Negar la existencia del macrismo no significa negar la capacidad de daño que tiene el Gobierno encabezado por Mauricio Macri. El gobierno también creó una serie de ilusiones que funcionan en paralelo y como espejo del relato progre antimacrista y, como vimos, constitutivo de aquello que erróneamente llamamos macrismo. Hubo múltiples espejismos: el segundo semestre, el gradualismo, la pesada herencia, Antonia, Juliana, la comunicación.

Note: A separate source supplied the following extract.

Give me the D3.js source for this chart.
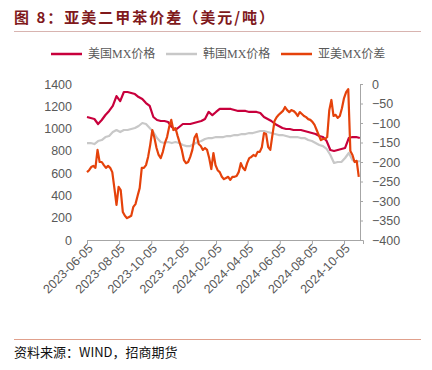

La metáfora del perro Balcarce sentado en el sillón de Rivadavia es acaso la más perfecta de todas las que definen esta época. El Presidente es un perro: ¿qué hace falta aclarar al respecto? Se trata, además, de un perro sobre el que se dijo que había muerto y gracias al cual surgieron numerosas conjeturas sobre su posible adiós a este mundo. ¿Murió o no murió Balcarce? El interés por esa historia, primero, y el desinterés por el dato preciso sobre si el perro aún sigue en este mundo, luego, son informaciones elocuentes de cómo fluye la comunicación política (o, más bien, la política) en estos días.

El otro dato clave para entender la época es la detención de la dirigente social Milagro Sala, por un acampe en Jujuy.

Sí, por un acampe.

Sala está imputada por crímenes, golpizas y defraudación del Estado.

Todo esto se le sumó luego de su detención por una acampe.

Sí, como forma de reprimir la protesta social.

Esto no quita que Sala haya sido señalada por sus procederes mafiosos, de apriete permanente a otros luchadores sociales, con menos recursos y menos ayuda estatal que ella. Pero esto no justifica que se altere el Estado de Derecho para criminalizar la protesta social. Y mucho menos, que no deban cumplirse las recomendaciones de distintos organismos de derechos humanos de todo el mundo, que al unísono pidieron la libertad de la líder de la organización Túpac Amaru.

No fue Macri quien permitió la aprobación de la Ley de Emergencia Social. Fueron los movimientos sociales quienes se movilizaron, cortaron las calles y fueron a reclamar a los ministerios de Trabajo y de Acción Social por lo que ellos consideraban justo.

Y lo que es más importante, no fueron ni Macri ni el macrismo quienes hicieron sentar a un perro en el Sillón de Rivadavia.

Sería bueno que este espejismo llamado macrismo nos sirviera para hacernos cargo de cual es nuestro aporte para crear esta construcción ficcional.

Porque puede ser muy feo cumplir un año desde que comenzó a gobernar eso que llamamos “la derecha”.

Pero mucho peor es permitir que nos sigan metiendo el perro.